What DHS or ICE reports provide official arrest counts for FY2023, FY2024, and FY2025?
Executive summary
Three official government products carry the weight of "official" ICE/DHS arrest counts: ICE’s Enforcement and Removal Operations (ERO) statistics and broader ICE statistics pages, DHS’s Office of Homeland Security Statistics (OHSS) monthly immigration enforcement tables, and the ICE Annual Report (which summarizes fiscal-year totals)—but coverage differs by year and FY2025 remains only partially published in the sources reviewed (ICE/ERO stats; OHSS monthly tables; ICE FY2024 annual report) [1] [2] [3].
1. The canonical DHS/ICE reports that provide arrest counts
ICE’s own statistics hub is the primary source for arrest totals and breakdowns for ICE components, listing ERO and HSI arrests and related enforcement metrics (ICE Enforcement and Removal Operations Statistics / ICE statistics) [1]. DHS’s OHSS monthly immigration enforcement tables compile encounters, arrests, book‑ins and book‑outs, detention and removals on a monthly basis and are the official DHS statistical series for month‑by‑month enforcement counts (OHSS monthly tables) [2]. Separately, ICE publishes an Annual Report that aggregates fiscal‑year activity—FY2024’s annual report and press release provide ICE’s narrative and totals for that fiscal year (ICE FY2024 Annual Report) [3].
2. Where to find FY2023 official arrest counts
For FY2023, the authoritative counts are obtainable in ICE’s statistics releases and in DHS’s OHSS monthly tables that span the fiscal year; both sources record arrests and encounters by month and component so users can sum or cross‑check totals [1] [2]. The ICE statistics pages historically host endpoint datasets and summary tables that ICE identifies as its official enforcement and removal figures for each fiscal year (ICE statistics) [1]. If a single FY2023 headline number is needed, the OHSS monthly tables provide the underlying monthly book‑ins/book‑outs and arrest figures that underpin ICE’s fiscal aggregations [2].
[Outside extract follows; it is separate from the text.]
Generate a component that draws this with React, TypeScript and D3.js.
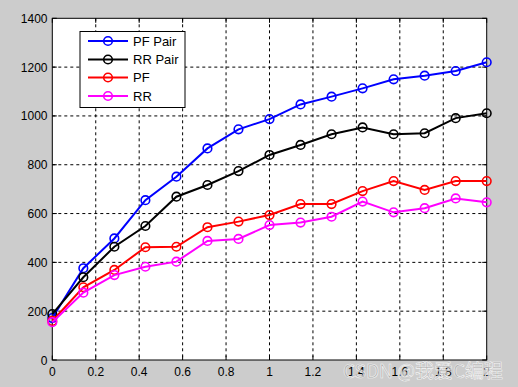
import React from "react";
import * as d3 from "d3";

const xTicks = [0, 0.2, 0.4, 0.6, 0.8, 1, 1.2, 1.4, 1.6, 1.8, 2];
const xTickLabels = ["0", "0.2", "0.4", "0.6", "0.8", "1", "1.2", "1.4", "1.6", "1.8", "2"];
const yTicks = [0, 200, 400, 600, 800, 1000, 1200, 1400];
const xValues = [0, 1, 2, 3, 4, 5, 6, 7, 8, 9, 10, 11, 12, 13, 14].map((i) => (i * 2) / 14);

const seriesNames = ["PF Pair", "RR Pair", "PF", "RR"];
const seriesColors = ["#0000ff", "#000000", "#ff0000", "#ff00ff"];
const pfPair = [172, 376, 498, 655, 751, 867, 945, 987, 1047, 1079, 1113, 1150, 1165, 1184, 1220];
const rrPair = [188, 339, 464, 549, 669, 717, 774, 840, 881, 925, 953, 925, 929, 991, 1011];
const pf = [160, 298, 369, 462, 464, 544, 567, 594, 639, 639, 692, 733, 697, 733, 733];
const rr = [155, 276, 348, 382, 403, 488, 496, 553, 563, 587, 649, 605, 622, 662, 646];
const seriesValues = [pfPair, rrPair, pf, rr];

export default function App() {
  const W = 518, H = 387;
  const L = 52.3, R = 486.7, T = 18.3, B = 360;
  const x = d3.scaleLinear().domain([0, 2]).range([L, R]);
  const y = d3.scaleLinear().domain([0, 1400]).range([B, T]);
  const line = d3.line<number>().x((_, i) => x(xValues[i])).y((d) => y(d));
  const font = "'Liberation Sans', Arial, sans-serif";
  const tickLen = 4.5;
  const legend = { x0: 80, y0: 31.5, x1: 185, y1: 107.5, rows: [41, 59.5, 77.5, 96] };

  return (
    <div style={{ position: "fixed", left: 0, top: 0 }}>
      <svg width={W} height={H} style={{ display: "block" }}>
        <rect x={0} y={0} width={W} height={H} fill="#cccccc" />
        <rect x={L} y={T} width={R - L} height={B - T} fill="#ffffff" />
        {/* grid */}
        {xTicks.slice(1, -1).map((t) => (
          <line key={"gx" + t} x1={x(t)} x2={x(t)} y1={T} y2={B} stroke="#000" strokeWidth={1} strokeDasharray="3,3" />
        ))}
        {yTicks.slice(1, -1).map((t) => (
          <line key={"gy" + t} x1={L} x2={R} y1={y(t)} y2={y(t)} stroke="#000" strokeWidth={1} strokeDasharray="3,3" />
        ))}
        {/* ticks */}
        {xTicks.map((t) => (
          <g key={"tx" + t}>
            <line x1={x(t)} x2={x(t)} y1={B} y2={B - tickLen} stroke="#000" />
            <line x1={x(t)} x2={x(t)} y1={T} y2={T + tickLen} stroke="#000" />
          </g>
        ))}
        {yTicks.map((t) => (
          <g key={"ty" + t}>
            <line x1={L} x2={L + tickLen} y1={y(t)} y2={y(t)} stroke="#000" />
            <line x1={R} x2={R - tickLen} y1={y(t)} y2={y(t)} stroke="#000" />
          </g>
        ))}
        <rect x={L} y={T} width={R - L} height={B - T} fill="none" stroke="#000" strokeWidth={1} />
        {/* tick labels */}
        {xTicks.map((t, i) => (
          <text key={"lx" + t} x={x(t)} y={376} textAnchor="middle" fontFamily={font} fontSize={12} fill="#000">
            {xTickLabels[i]}
          </text>
        ))}
        {yTicks.map((t) => (
          <text key={"ly" + t} x={47.5} y={y(t) + 4.5} textAnchor="end" fontFamily={font} fontSize={12} fill="#000">
            {t}
          </text>
        ))}
        {/* series */}
        {seriesValues.map((vals, s) => (
          <g key={"s" + s}>
            <path d={line(vals) || ""} fill="none" stroke={seriesColors[s]} strokeWidth={2} />
            {vals.map((v, i) => (
              <circle key={i} cx={x(xValues[i])} cy={y(v)} r={4.3} fill="none" stroke={seriesColors[s]} strokeWidth={1.6} />
            ))}
          </g>
        ))}
        {/* legend */}
        <rect x={legend.x0} y={legend.y0} width={legend.x1 - legend.x0} height={legend.y1 - legend.y0} fill="#fff" stroke="#000" strokeWidth={1} />
        {seriesNames.map((n, i) => (
          <g key={"lg" + n}>
            <line x1={88} x2={128} y1={legend.rows[i]} y2={legend.rows[i]} stroke={seriesColors[i]} strokeWidth={2} />
            <circle cx={108} cy={legend.rows[i]} r={4.3} fill="none" stroke={seriesColors[i]} strokeWidth={1.6} />
            <text x={133} y={legend.rows[i] + 4.7} fontFamily={font} fontSize={13} fill="#000">
              {n}
            </text>
          </g>
        ))}
        {/* watermark */}
        <text x={343} y={378} fontFamily="'Noto Sans CJK SC', sans-serif" fontSize={19} fill="#aaaaaa" stroke="#ffffff" strokeWidth={0.6} opacity={0.85}>
          CSDN @我爱C编程
        </text>
      </svg>
    </div>
  );
}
3. Where to find FY2024 official arrest counts (and a commonly cited headline number)
FY2024 is explicitly summarized in ICE’s archived FY2024 Annual Report and release, which describes ERO activity and provides the fiscal‑year totals that the agency reports publicly (ICE FY2024 Annual Report) [3]. Independent aggregators such as USAFacts have used ICE data to produce headline totals (e.g., 149,070 total ICE arrests in FY2024 with breakdowns between administrative ERO arrests and criminal arrests across ERO and HSI), but that figure is a secondary compilation derived from ICE’s public datasets rather than a separate DHS proclamation [4]. For the official, agency‑reported numbers, the ICE statistics page and the FY2024 Annual Report should be treated as the primary sources [1] [3].
4. FY2025: partial official data, where to look, and limitations
As of the available reporting, FY2025 does not yet have a single finalized ICE annual report presented in these sources; instead, ICE and partners have released partial fiscal‑year data and updates. The Deportation Data Project (which republishes and curates ICE dataset releases) published ICE arrest data through mid‑October 2025, offering granular, near‑real‑time arrest tallies that cover most of FY2025 but are a dataset release rather than a finalized annual report (Deportation Data Project) [5]. ICE’s statistics page is updated periodically (the site snapshot here was updated May 30, 2025) and DHS news releases announce enforcement actions and campaign totals episodically, but users should expect FY2025 official annual totals to be formalized later in an ICE annual report or OHSS fiscal‑year compilations [1] [6]. In short: FY2025 official counts are available in part via ICE dataset releases and the Deportation Data Project, but a consolidated FY2025 annual total from ICE/DHS was not present in the reviewed sources [5] [1].
5. Practical guidance, caveats and why numbers differ
Researchers must note definitional splits—ICE distinguishes administrative arrests (primarily ERO) from criminal arrests (ERO criminal arrests and HSI criminal arrests), and aggregations differ depending on whether one combines ERO and HSI or reports them separately; USAFacts illustrates this breakdown for FY2024 [4]. Monthly OHSS tables enable verification and time‑series construction but require summation and attention to book‑ins versus encounter terminology [2]. The Deportation Data Project is useful for near‑real‑time FY2025 analysis but is a compiled release of ICE data rather than a stylized annual report [5]. Where the reviewed sources are silent about a consolidated FY2025 annual total, this analysis does not assert its existence—users should consult ICE’s statistics hub, OHSS monthly tables, and the eventual FY2025 ICE Annual Report for final official tallies [1] [2] [3].